Now, let's study the hash family $$\mathcal{H} = \{h_a : \{0, 1\}^* \to \mathbb{F}_p \mid 0 \leq a < p\}$$ where $$h(m) = (a\cdot \mathrm{int(m)} + |m|) \bmod p$$, $$\mathrm{int}$$ interprets the binary string as an unsigned integer and $$p$$ is prime, say, $$2^{61} - 1$$. For any fixed length $$\ell < 61$$ we find that $$\mathcal{H}$$ is $$\epsilon$$-ADU. However, for input string $$0^k$$ we find that the output is $$k$$. Thus disproving that in general $$h(m)$$ is independent from $$|m|$$ for any $$m$$ even if $$h$$ is $$\epsilon$$-ADU.

Can the proof be fixed? Or am I misunderstanding what's being meant with independence? Or is the lemma simply not true?

I believe the proof survives if you remove the suspect phrase. The reason is that the phrase is asserting the independence of $$\delta’$$ when the definition of $$\epsilon$$-ADU for $$g$$ doesn’t require it: the definition applies to arbitrary $$\delta’$$.

• I think we still need to be a bit careful. I was a bit sloppy here and $\Pr$ should really be $\Pr_{f\in\mathcal{F}}$. And the arbitrary $\delta$ must still be independent from the choice of $f \in \mathcal{F}$ otherwise you might choose $\delta = f(m) \ominus f(m')$ and disprove any $\epsilon$ bound as you'd end up with probability 1. So $$\Pr_{f\in\mathcal{F}}[f(m) \ominus f(m') = \delta] = \Pr_{f\in\mathcal{F}}[g(|m|) \ominus g(|m'|) = \delta'] \leq \epsilon$$ is still problematic I believe, since $\delta' = \delta\ominus h(m)\oplus h(m')$ still depends on $f \in \mathcal{F}$.
– orlp
Commented Jul 22, 2023 at 9:43
• I resolved my concerns in the other answer I posted.
– orlp
Commented Jul 22, 2023 at 11:26

We can elucidate the independence referenced to in the proof formally if we explicitly write out the event probability using the Iverson bracket. Then what we're trying to prove is that for any distinct $$m, m'$$ and any $$\delta$$ we have

$$\Pr_\mathcal{f \in F}[f(m) \ominus f(m') = \delta] = \frac{1}{|\mathcal{H}|\cdot|\mathcal{G}|}\sum_{h\in\mathcal{H}}\sum_{g\in\mathcal{G}} [f(m) \ominus f(m') = \delta] \leq \epsilon$$

We when $$|m| \neq |m'|$$ the above gets bounded as

$$\frac{1}{|\mathcal{H}|\cdot|\mathcal{G}|}\sum_{h\in\mathcal{H}}\sum_{g\in\mathcal{G}} [g(|m|) \ominus g(|m'|) = \delta \ominus h(m) \oplus h(m')] =$$ $$\frac{1}{|\mathcal{H}|}\sum_{h\in\mathcal{H}}p(|m|, |m'|, \delta \ominus h(m) \oplus h(m')) \leq \frac{1}{|\mathcal{H}|}\sum_{h\in\mathcal{H}}\epsilon\leq \epsilon$$

where $$p(\ell, \ell', \delta') = \frac{1}{|\mathcal{G}|}\sum_{g \in\mathcal{G}} [g(\ell) \ominus g(\ell') = \delta'] \leq \epsilon$$ now clearly holds as $$\mathcal{G}$$ is $$\epsilon$$-ADU.
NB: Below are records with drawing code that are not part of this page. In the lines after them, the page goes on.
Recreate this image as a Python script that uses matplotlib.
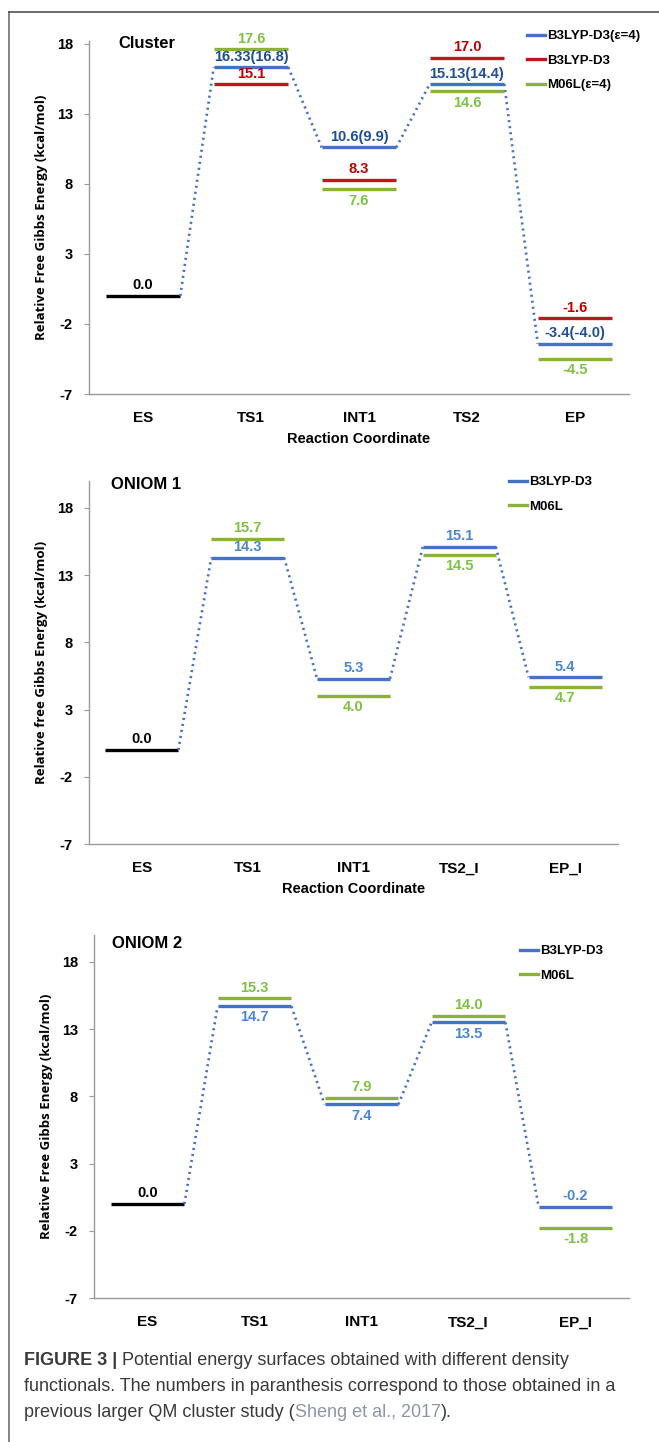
import matplotlib
matplotlib.use("Agg")
import matplotlib.pyplot as plt
from matplotlib.lines import Line2D

W, H = 659, 1442

# ---- data ----
es_value = 0.0
yticks = [-7, -2, 3, 8, 13, 18]

cluster_steps = ['ES', 'TS1', 'INT1', 'TS2', 'EP']
cluster_b3lyp_eps = [16.33, 10.6, 15.13, -3.4]
cluster_b3lyp_eps_labels = ['16.33(16.8)', '10.6(9.9)', '15.13(14.4)', '-3.4(-4.0)']
cluster_b3lyp = [15.1, 8.3, 17.0, -1.6]
cluster_m06l_eps = [17.6, 7.6, 14.6, -4.5]

oniom_steps = ['ES', 'TS1', 'INT1', 'TS2_I', 'EP_I']
oniom1_b3lyp = [14.3, 5.3, 15.1, 5.4]
oniom1_m06l = [15.7, 4.0, 14.5, 4.7]
oniom2_b3lyp = [14.7, 7.4, 13.5, -0.2]
oniom2_m06l = [15.3, 7.9, 14.0, -1.8]

BLUE = '#4472C4'
RED = '#C0171F'
GREEN = '#8BB13A'
BLUE_TXT_DARK = '#1F4E96'
BLUE_TXT = '#4A86D4'
RED_TXT = '#C00000'
GREEN_TXT = '#7DC242'
AXIS_GRAY = '#9A9A9A'

FONT = ['Liberation Sans', 'DejaVu Sans']
LABEL_FONT = ['Open Sans', 'DejaVu Sans']
plt.rcParams['font.family'] = FONT
plt.rcParams['font.weight'] = 'bold'
plt.rcParams['axes.unicode_minus'] = False

HW = 0.345  # half width of a level bar


def px_axes(fig, left, right, top, bottom):
    ax = fig.add_axes([left / W, 1 - bottom / H, (right - left) / W, (bottom - top) / H])
    ax.px_box = (left, right, top, bottom)
    return ax


def draw_panel(ax, steps, series, ylim, title, title_xy, ylabel, ylabel_x, xlabel, legend_xy):
    xs = list(range(len(steps)))
    # reference state
    ax.hlines(es_value, xs[0] - HW, xs[0] + HW, color='black', lw=2.4)
    ax.annotate(f'{es_value:.1f}', (xs[0], es_value), xytext=(0, 2.5),
                textcoords='offset points', ha='center', va='bottom',
                fontsize=10.5, color='black')
    handles = []
    for name, vals, labels, sides, lc, tc, connect in series:
        px = xs[1:]
        ax.hlines(vals, [x - HW for x in px], [x + HW for x in px], color=lc, lw=2.4)
        handles.append(Line2D([], [], color=lc, lw=2.4, label=name))
        for x, v, lab, s in zip(px, vals, labels, sides):
            if s == 'a':
                ax.annotate(lab, (x, v), xytext=(0, 2.5), textcoords='offset points',
                            ha='center', va='bottom', fontsize=10.5, color=tc)
            else:
                ax.annotate(lab, (x, v), xytext=(0, -3), textcoords='offset points',
                            ha='center', va='top', fontsize=10.5, color=tc)
        if connect:
            yy = [es_value] + list(vals)
            for i in range(len(xs) - 1):
                ax.plot([xs[i] + HW, xs[i + 1] - HW], [yy[i], yy[i + 1]],
                        color=lc, lw=1.9, linestyle=(0, (0.8, 1.5)))
    ax.set_xlim(-0.5, len(steps) - 0.5)
    ax.set_ylim(*ylim)
    ax.set_yticks(yticks)
    ax.set_xticks(xs)
    ax.set_xticklabels(steps)
    ax.tick_params(axis='x', length=0, pad=12.5, labelsize=11)
    ax.tick_params(axis='y', length=3.6, width=0.8, color=AXIS_GRAY, pad=8, labelsize=10.5)
    for sp in ['top', 'right']:
        ax.spines[sp].set_visible(False)
    for sp in ['left', 'bottom']:
        ax.spines[sp].set_color(AXIS_GRAY)
        ax.spines[sp].set_linewidth(1.0)
    left, right, top, bottom = ax.px_box
    ax.set_ylabel(ylabel, fontsize=9.5, family=LABEL_FONT, fontweight='bold')
    ax.yaxis.set_label_coords((ylabel_x - left) / (right - left), 0.5)
    if xlabel:
        ax.set_xlabel(xlabel, fontsize=10.5, fontweight='bold', labelpad=4.5)
    fig = ax.figure
    fig.text(title_xy[0] / W, 1 - title_xy[1] / H, title, fontsize=12,
             va='center', ha='left')
    ax.legend(handles=handles, loc='upper left',
              bbox_to_anchor=(legend_xy[0] / W, 1 - legend_xy[1] / H),
              bbox_transform=fig.transFigure, frameon=False, fontsize=9.5,
              handlelength=1.4, handletextpad=0.1, labelspacing=0.93, borderpad=0,
              borderaxespad=0)


fig = plt.figure(figsize=(W / 100, H / 100), dpi=100)

# figure border (left and top)
fig.add_artist(Line2D([9 / W, 9 / W], [0, 1 - 12 / H], color='#707070', lw=1.2,
                      transform=fig.transFigure))
fig.add_artist(Line2D([9 / W, 1], [1 - 12 / H, 1 - 12 / H], color='#505050', lw=1.2,
                      transform=fig.transFigure))

ax1 = px_axes(fig, 89, 629, 41, 394)
draw_panel(ax1, cluster_steps, [
    ('B3LYP-D3(ε=4)', cluster_b3lyp_eps, cluster_b3lyp_eps_labels, 'aaaa', BLUE, BLUE_TXT_DARK, True),
    ('B3LYP-D3', cluster_b3lyp, [f'{v:.1f}' for v in cluster_b3lyp], 'aaaa', RED, RED_TXT, False),
    ('M06L(ε=4)', cluster_m06l_eps, [f'{v:.1f}' for v in cluster_m06l_eps], 'abbb', GREEN, GREEN_TXT, False),
], (-7, 18.2), 'Cluster', (118, 44), 'Relative Free Gibbs Energy (kcal/mol)', 48.5,
    'Reaction Coordinate', (527, 30))

ax2 = px_axes(fig, 89, 618, 481, 844)
draw_panel(ax2, oniom_steps, [
    ('B3LYP-D3', oniom1_b3lyp, [f'{v:.1f}' for v in oniom1_b3lyp], 'aaaa', BLUE, BLUE_TXT, True),
    ('M06L', oniom1_m06l, [f'{v:.1f}' for v in oniom1_m06l], 'abbb', GREEN, GREEN_TXT, False),
], (-7, 20), 'ONIOM 1', (111, 484), 'Relative free Gibbs Energy (kcal/mol)', 48.5,
    'Reaction Coordinate', (509, 476))

ax3 = px_axes(fig, 94, 629, 935, 1298)
draw_panel(ax3, oniom_steps, [
    ('B3LYP-D3', oniom2_b3lyp, [f'{v:.1f}' for v in oniom2_b3lyp], 'bbba', BLUE, BLUE_TXT, True),
    ('M06L', oniom2_m06l, [f'{v:.1f}' for v in oniom2_m06l], 'aaab', GREEN, GREEN_TXT, False),
], (-7, 20), 'ONIOM 2', (112, 943), 'Relative Free Gibbs Energy (kcal/mol)', 53,
    None, (520, 945))

# caption
renderer = fig.canvas.get_renderer()
CAP = '#3A3A3A'
cap_kw = dict(fontsize=13, family=['Liberation Sans Narrow', 'Liberation Sans'], va='baseline')


def put(x, y, s, **kw):
    t = fig.text(x / W, 1 - y / H, s, **kw)
    bb = t.get_window_extent(renderer=renderer)
    return bb.x1 * W / fig.bbox.width


x = put(24, 1365, 'FIGURE 3 | ', fontweight='bold', color=CAP, **cap_kw)
put(x, 1365, 'Potential energy surfaces obtained with different density',
    fontweight='normal', color=CAP, **cap_kw)
put(24, 1391, 'functionals. The numbers in paranthesis correspond to those obtained in a',
    fontweight='normal', color=CAP, **cap_kw)
x = put(24, 1417, 'previous larger QM cluster study (', fontweight='normal', color=CAP, **cap_kw)
x = put(x, 1417, 'Sheng et al., 2017', fontweight='normal', color='#8C96A8', **cap_kw)
put(x, 1417, ').', fontweight='normal', color=CAP, **cap_kw)

fig.savefig('out.png', dpi=100)
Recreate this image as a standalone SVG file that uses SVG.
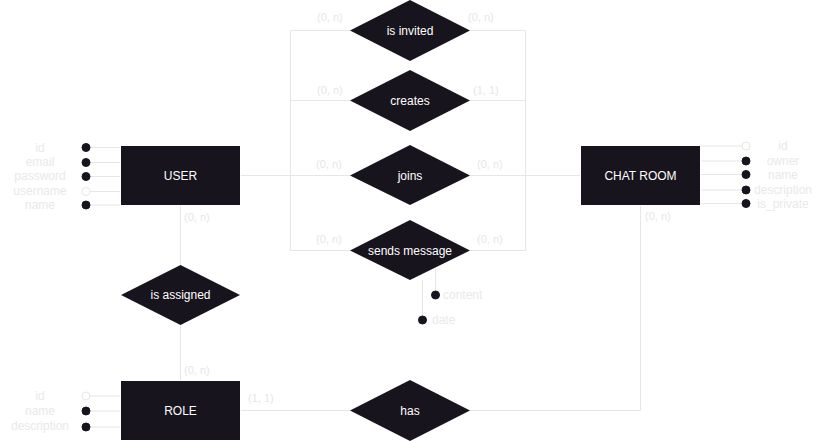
<svg xmlns="http://www.w3.org/2000/svg" width="823" height="441" viewBox="0 0 823 441">
<style>
text{font-family:"Liberation Sans",Arial,Helvetica,sans-serif}
.ent{fill:#18141d;stroke:#ffffff;stroke-width:1}
.rel{fill:#18141d}
.lbl{fill:#ffffff;font-size:12px;text-anchor:middle;dominant-baseline:central}
.att{fill:#e9e9e9;font-size:12px;text-anchor:middle;dominant-baseline:central}
.atl{fill:#e9e9e9;font-size:12px;text-anchor:start;dominant-baseline:central}
.card{fill:#e6e6e6;font-size:11px;dominant-baseline:central}
.ln{fill:none;stroke:#e6e6e6;stroke-width:1}
.dot{fill:#18141d;stroke:#18141d}
.hol{fill:#ffffff;stroke:#e6e6e6}
</style>
<g id="connectors">
<path class="ln" d="M240.5 175.5H290.5V30.5H350"/>
<path class="ln" d="M290.5 100.5H350"/>
<path class="ln" d="M240.5 175.5H350"/>
<path class="ln" d="M290.5 175.5V250.5H350"/>
<path class="ln" d="M580.5 175.5H525.5V30.5H470"/>
<path class="ln" d="M525.5 100.5H470"/>
<path class="ln" d="M580.5 175.5H470"/>
<path class="ln" d="M525.5 175.5V250.5H470"/>
<path class="ln" d="M180.5 205V265"/>
<path class="ln" d="M180.5 325V380"/>
<path class="ln" d="M240.5 410.5H350"/>
<path class="ln" d="M470 410.5H640.5V205"/>
<path class="ln" d="M86 147.5H121M86 162.5H121M86 176.5H121M86 191.5H121M86 205H121"/>
<path class="ln" d="M700 146H746M700 161H746M700 174.5H746M700 190H746M700 203.5H746"/>
<path class="ln" d="M86 396H121M86 411H121M86 427H121"/>
<path class="ln" d="M435.5 268V295M422.5 280V320"/>
</g>
<g class="card">
<text x="317" y="17">(0, n)</text>
<text x="468" y="17">(0, n)</text>
<text x="317" y="90">(0, n)</text>
<text x="473" y="90">(1, 1)</text>
<text x="316" y="164">(0, n)</text>
<text x="477" y="164">(0, n)</text>
<text x="316" y="239">(0, n)</text>
<text x="477" y="239">(0, n)</text>
<text x="184" y="217">(0, n)</text>
<text x="184" y="370">(0, n)</text>
<text x="645" y="216">(0, n)</text>
<text x="248" y="398">(1, 1)</text>
</g>
<g id="user">
<rect class="ent" x="120.5" y="145.5" width="120" height="60"/>
<text class="lbl" x="180.5" y="175.5">USER</text>
<circle class="dot" cx="86" cy="147.5" r="4"/>
<circle class="dot" cx="86" cy="162.5" r="4"/>
<circle class="dot" cx="86" cy="176.5" r="4"/>
<circle class="hol" cx="86" cy="191.5" r="4"/>
<circle class="dot" cx="86" cy="205" r="4"/>
<text class="att" x="40" y="147.5">id</text>
<text class="att" x="40" y="162">email</text>
<text class="att" x="40" y="176">password</text>
<text class="att" x="40" y="191">username</text>
<text class="att" x="40" y="204.5">name</text>
</g>
<g id="chatroom">
<rect class="ent" x="580.5" y="145.5" width="120" height="60"/>
<text class="lbl" x="640.5" y="175.5">CHAT ROOM</text>
<circle class="hol" cx="746" cy="146" r="4"/>
<circle class="dot" cx="746" cy="161" r="4"/>
<circle class="dot" cx="746" cy="174.5" r="4"/>
<circle class="dot" cx="746" cy="190" r="4"/>
<circle class="dot" cx="746" cy="203.5" r="4"/>
<text class="att" x="783" y="146">id</text>
<text class="att" x="783" y="161">owner</text>
<text class="att" x="783" y="174.5">name</text>
<text class="att" x="783" y="190">description</text>
<text class="att" x="783" y="203.5">is_private</text>
</g>
<g id="role">
<rect class="ent" x="120.5" y="380.5" width="120" height="60"/>
<text class="lbl" x="180.5" y="410.5">ROLE</text>
<circle class="hol" cx="86" cy="396" r="4"/>
<circle class="dot" cx="86" cy="411" r="4"/>
<circle class="dot" cx="86" cy="427" r="4"/>
<text class="att" x="40" y="396">id</text>
<text class="att" x="40" y="410.5">name</text>
<text class="att" x="40" y="426">description</text>
</g>
<g id="is_invited">
<polygon class="rel" points="410,0 470,30.5 410,61 350,30.5"/>
<text class="lbl" x="410" y="30.5">is invited</text>
</g>
<g id="creates">
<polygon class="rel" points="410,70 470,100.5 410,131 350,100.5"/>
<text class="lbl" x="410" y="100.5">creates</text>
</g>
<g id="joins">
<polygon class="rel" points="410,145 470,175.5 410,205 350,175.5"/>
<text class="lbl" x="410" y="175.5">joins</text>
</g>
<g id="sends_message">
<polygon class="rel" points="410,220 470,250.5 410,280 350,250.5"/>
<text class="lbl" x="410" y="250.5">sends message</text>
<circle class="dot" cx="435.5" cy="295" r="4"/>
<circle class="dot" cx="422.5" cy="320" r="4"/>
<text class="atl" x="443" y="295">content</text>
<text class="atl" x="432" y="320">date</text>
</g>
<g id="is_assigned">
<polygon class="rel" points="180.5,265 240,295 180.5,325 121,295"/>
<text class="lbl" x="180.5" y="295">is assigned</text>
</g>
<g id="has">
<polygon class="rel" points="410,380 470,410.5 410,441 350,410.5"/>
<text class="lbl" x="410" y="410.5">has</text>
</g>
</svg>
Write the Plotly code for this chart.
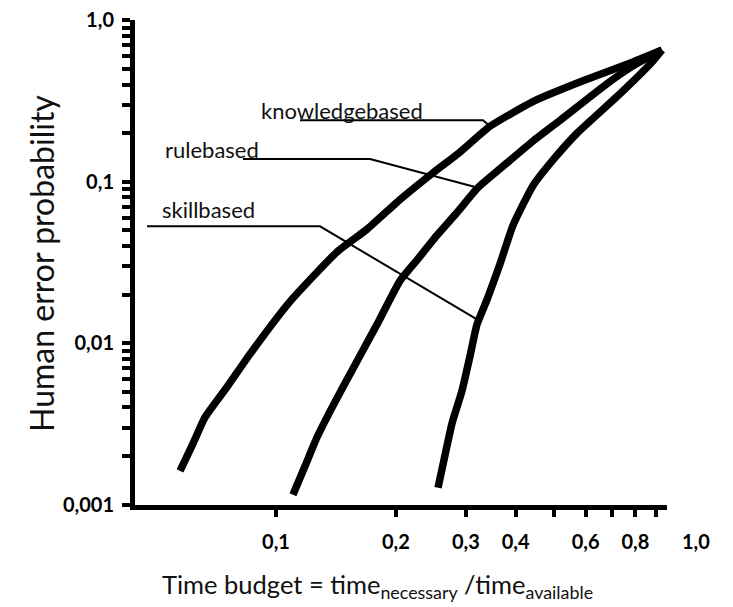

In essence, we are (by the ability to freely interchange sums) free to first pick $$h \in \mathcal{H}$$, after which $$\delta' = \delta \ominus h(m) \oplus h(m')$$ is effectively constant and the $$\epsilon$$-ADU bound of $$g$$ is valid, despite the event delta containing terms depending on $$m$$. I expect the original authors meant this with "a value independent of", but it was not clear to me.